** GOAL **
In the listing that follows, how many lines contain the string "this"? Provide only the number.

━━━ RECORDS

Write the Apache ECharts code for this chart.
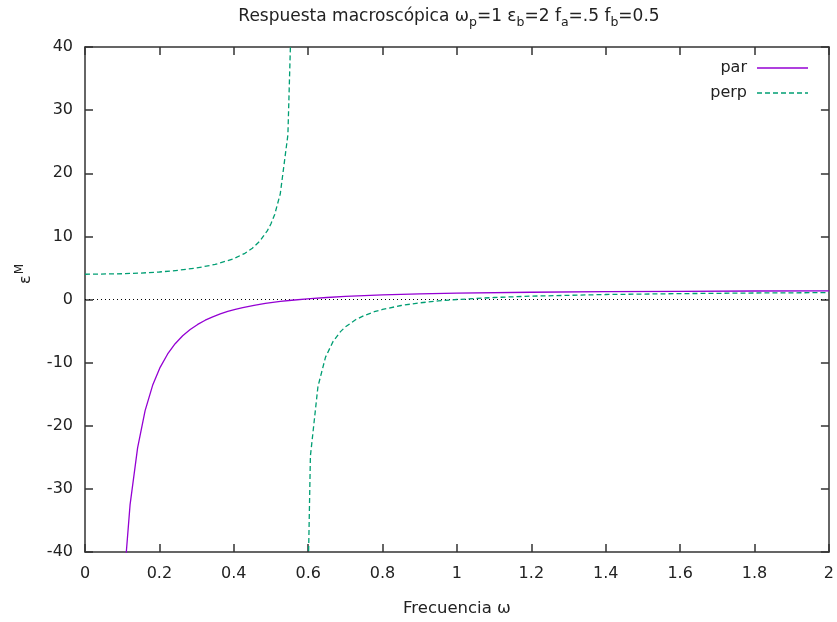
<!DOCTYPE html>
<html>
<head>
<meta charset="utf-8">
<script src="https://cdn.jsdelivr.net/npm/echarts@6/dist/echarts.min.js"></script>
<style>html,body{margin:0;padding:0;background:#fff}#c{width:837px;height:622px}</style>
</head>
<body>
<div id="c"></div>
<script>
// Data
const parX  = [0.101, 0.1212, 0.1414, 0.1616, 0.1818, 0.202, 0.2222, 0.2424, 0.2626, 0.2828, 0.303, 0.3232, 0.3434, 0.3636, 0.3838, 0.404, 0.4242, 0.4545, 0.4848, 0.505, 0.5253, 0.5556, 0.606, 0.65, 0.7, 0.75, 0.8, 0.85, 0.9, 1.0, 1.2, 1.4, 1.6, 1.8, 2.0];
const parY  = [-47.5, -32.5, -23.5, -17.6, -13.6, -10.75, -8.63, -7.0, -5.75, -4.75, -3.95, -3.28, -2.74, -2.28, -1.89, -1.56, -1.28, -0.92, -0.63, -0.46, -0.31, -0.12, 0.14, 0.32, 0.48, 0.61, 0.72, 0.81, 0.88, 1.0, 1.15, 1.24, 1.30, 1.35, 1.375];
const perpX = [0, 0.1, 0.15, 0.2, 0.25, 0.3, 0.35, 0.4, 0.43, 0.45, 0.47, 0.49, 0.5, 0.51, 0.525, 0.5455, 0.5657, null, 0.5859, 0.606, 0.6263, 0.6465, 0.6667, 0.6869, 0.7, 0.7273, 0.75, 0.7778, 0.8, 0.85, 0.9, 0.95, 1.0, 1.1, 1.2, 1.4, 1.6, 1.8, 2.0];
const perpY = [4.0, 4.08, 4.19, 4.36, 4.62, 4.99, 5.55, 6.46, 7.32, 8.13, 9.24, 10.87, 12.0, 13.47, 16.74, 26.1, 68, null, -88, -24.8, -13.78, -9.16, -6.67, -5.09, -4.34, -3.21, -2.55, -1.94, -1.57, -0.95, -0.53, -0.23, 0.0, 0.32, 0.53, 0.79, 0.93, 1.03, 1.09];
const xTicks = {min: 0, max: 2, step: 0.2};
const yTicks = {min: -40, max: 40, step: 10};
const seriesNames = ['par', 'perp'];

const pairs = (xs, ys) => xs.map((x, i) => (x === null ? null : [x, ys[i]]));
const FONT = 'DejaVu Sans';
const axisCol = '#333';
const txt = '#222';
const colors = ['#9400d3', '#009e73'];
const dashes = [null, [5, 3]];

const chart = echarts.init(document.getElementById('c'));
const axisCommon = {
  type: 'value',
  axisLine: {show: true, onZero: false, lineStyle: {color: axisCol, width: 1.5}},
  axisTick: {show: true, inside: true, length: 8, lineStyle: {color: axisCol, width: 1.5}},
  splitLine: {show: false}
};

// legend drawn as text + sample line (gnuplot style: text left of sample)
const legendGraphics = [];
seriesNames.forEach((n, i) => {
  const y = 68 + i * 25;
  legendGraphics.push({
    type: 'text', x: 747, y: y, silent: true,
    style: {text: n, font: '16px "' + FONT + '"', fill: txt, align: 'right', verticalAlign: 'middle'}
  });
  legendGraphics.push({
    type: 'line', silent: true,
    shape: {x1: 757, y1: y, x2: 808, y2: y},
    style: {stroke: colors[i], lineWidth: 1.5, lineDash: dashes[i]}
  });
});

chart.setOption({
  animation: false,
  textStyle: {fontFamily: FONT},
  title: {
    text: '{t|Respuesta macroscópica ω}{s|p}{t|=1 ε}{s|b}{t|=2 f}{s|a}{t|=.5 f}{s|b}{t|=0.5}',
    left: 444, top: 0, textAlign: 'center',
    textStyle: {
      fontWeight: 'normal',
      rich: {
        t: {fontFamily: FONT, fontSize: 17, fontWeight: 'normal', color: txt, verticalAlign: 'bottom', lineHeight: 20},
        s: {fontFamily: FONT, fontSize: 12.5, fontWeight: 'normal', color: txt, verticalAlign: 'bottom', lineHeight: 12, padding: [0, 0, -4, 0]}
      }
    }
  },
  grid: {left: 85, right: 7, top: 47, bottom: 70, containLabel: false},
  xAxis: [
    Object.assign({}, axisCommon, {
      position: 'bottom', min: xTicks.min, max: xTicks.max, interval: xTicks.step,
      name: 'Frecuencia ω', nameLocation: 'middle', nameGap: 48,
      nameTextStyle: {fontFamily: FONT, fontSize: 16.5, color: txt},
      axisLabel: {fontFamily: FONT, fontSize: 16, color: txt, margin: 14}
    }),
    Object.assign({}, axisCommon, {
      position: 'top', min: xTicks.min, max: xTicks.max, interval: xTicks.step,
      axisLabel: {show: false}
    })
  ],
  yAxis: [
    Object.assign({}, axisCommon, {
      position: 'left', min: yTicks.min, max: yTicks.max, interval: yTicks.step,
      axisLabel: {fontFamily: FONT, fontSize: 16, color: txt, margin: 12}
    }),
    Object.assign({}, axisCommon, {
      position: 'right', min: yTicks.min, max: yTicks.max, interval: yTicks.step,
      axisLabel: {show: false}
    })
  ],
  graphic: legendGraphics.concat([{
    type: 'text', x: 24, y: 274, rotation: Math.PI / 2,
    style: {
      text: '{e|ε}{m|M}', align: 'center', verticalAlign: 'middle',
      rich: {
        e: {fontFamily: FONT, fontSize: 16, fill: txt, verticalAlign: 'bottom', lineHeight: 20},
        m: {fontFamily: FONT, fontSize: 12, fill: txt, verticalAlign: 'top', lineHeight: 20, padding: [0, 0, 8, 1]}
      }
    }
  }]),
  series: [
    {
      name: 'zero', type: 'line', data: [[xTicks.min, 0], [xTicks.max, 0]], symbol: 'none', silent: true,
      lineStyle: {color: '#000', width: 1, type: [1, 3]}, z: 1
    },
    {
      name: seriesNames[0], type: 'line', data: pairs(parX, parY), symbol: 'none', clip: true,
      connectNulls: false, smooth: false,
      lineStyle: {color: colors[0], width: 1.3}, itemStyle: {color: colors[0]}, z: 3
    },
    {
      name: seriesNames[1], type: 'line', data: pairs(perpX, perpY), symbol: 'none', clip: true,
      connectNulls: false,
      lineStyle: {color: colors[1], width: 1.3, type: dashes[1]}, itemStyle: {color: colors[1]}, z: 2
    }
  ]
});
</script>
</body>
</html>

━━━━━━
━━━ RECORDS

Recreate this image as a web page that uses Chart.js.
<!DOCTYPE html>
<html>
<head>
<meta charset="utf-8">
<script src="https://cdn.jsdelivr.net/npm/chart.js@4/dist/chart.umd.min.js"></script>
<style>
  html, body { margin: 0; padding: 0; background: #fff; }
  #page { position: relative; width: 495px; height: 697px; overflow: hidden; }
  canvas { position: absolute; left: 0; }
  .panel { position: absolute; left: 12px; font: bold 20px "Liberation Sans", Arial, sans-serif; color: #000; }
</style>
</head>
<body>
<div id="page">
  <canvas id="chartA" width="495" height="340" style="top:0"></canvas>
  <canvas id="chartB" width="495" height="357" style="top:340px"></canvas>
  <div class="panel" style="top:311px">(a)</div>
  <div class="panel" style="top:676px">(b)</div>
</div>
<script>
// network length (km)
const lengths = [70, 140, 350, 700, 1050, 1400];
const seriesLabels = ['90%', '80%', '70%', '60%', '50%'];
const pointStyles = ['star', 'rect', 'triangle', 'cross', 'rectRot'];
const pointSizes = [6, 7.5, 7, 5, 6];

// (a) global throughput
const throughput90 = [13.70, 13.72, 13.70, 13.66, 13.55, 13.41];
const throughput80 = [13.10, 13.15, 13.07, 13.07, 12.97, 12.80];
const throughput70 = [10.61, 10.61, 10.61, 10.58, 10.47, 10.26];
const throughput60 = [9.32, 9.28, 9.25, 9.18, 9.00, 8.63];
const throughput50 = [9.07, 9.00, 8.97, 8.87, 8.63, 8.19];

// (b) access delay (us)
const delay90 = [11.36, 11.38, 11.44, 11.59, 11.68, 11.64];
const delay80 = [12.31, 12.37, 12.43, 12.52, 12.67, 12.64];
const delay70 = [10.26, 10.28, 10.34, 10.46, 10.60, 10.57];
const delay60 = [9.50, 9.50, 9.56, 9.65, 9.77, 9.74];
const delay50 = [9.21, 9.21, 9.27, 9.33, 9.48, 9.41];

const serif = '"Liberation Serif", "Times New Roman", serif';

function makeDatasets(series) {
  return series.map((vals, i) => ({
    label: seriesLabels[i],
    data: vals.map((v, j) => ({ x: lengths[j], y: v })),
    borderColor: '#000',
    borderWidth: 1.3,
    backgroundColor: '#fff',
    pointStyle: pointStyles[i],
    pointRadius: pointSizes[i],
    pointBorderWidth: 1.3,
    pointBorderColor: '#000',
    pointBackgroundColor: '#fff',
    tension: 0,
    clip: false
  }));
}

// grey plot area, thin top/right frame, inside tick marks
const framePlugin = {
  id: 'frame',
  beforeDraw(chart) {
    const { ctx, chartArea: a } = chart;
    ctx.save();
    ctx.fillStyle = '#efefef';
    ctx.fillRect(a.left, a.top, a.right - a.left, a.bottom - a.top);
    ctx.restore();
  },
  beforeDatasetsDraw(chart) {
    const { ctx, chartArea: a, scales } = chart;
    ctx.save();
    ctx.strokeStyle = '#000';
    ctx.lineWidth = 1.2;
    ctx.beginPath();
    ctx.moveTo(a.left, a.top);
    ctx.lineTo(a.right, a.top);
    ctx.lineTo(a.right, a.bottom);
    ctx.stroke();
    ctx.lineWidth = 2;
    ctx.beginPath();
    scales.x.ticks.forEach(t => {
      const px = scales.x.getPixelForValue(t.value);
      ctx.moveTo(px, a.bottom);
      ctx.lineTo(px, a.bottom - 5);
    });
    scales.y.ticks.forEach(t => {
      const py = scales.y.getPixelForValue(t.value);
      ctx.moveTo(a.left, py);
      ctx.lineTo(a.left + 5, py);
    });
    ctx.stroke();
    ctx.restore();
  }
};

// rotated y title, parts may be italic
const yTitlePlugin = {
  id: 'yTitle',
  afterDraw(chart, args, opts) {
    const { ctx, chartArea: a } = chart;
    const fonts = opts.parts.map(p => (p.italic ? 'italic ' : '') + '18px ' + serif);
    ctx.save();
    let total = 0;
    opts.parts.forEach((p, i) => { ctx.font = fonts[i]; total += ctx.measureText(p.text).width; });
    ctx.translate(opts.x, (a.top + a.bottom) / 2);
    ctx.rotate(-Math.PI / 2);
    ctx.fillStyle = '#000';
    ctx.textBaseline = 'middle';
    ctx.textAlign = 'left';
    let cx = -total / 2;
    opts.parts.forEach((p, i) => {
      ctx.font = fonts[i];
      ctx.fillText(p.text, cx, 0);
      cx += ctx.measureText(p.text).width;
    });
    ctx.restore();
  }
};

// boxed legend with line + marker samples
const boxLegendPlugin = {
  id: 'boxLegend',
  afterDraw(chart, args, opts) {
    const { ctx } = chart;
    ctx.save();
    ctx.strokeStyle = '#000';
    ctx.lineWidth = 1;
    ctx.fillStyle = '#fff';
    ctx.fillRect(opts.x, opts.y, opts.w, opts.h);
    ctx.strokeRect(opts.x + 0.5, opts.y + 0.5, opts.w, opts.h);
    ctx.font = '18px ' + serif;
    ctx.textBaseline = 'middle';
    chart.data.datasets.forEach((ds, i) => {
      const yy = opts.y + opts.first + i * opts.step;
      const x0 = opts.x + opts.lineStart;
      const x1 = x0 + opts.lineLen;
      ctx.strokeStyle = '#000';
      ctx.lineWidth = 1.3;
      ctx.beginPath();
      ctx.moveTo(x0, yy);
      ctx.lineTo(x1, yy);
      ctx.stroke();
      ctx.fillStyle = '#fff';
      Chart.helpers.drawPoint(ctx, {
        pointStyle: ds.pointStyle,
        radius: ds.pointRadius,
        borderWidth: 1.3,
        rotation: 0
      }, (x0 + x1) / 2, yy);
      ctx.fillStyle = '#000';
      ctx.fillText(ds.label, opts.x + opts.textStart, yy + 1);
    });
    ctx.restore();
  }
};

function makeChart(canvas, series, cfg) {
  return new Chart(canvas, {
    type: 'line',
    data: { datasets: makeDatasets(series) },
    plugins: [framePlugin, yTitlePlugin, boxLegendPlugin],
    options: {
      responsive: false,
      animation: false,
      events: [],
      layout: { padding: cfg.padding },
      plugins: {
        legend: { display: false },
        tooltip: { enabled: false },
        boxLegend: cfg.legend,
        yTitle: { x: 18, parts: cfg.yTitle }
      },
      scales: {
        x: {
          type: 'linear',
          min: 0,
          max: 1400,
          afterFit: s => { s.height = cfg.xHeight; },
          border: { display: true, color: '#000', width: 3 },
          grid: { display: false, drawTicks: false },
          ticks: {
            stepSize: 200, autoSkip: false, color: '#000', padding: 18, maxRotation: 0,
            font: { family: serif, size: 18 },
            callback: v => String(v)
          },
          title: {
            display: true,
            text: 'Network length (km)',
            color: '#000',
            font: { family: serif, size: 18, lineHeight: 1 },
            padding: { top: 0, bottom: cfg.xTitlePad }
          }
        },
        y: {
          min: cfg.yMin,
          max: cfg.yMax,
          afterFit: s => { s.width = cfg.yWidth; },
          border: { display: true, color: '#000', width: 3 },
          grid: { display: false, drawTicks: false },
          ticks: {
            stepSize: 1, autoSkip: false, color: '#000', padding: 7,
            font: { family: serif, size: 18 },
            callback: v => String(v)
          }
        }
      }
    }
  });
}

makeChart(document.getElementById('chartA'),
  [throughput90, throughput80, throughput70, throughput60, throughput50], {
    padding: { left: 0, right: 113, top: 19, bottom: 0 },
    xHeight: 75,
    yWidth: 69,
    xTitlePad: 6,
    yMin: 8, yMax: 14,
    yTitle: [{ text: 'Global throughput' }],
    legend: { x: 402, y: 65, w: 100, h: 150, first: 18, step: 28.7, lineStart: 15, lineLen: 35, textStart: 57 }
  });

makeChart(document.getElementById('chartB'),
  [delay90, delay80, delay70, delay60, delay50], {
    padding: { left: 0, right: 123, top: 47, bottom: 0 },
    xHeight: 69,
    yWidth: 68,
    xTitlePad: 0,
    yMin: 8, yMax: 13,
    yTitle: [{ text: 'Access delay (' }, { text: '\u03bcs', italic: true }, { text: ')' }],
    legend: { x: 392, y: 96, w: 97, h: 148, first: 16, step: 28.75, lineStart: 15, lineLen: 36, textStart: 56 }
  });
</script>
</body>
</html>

━━━━━━

** RESPONSE TO THE EXERCISE **
2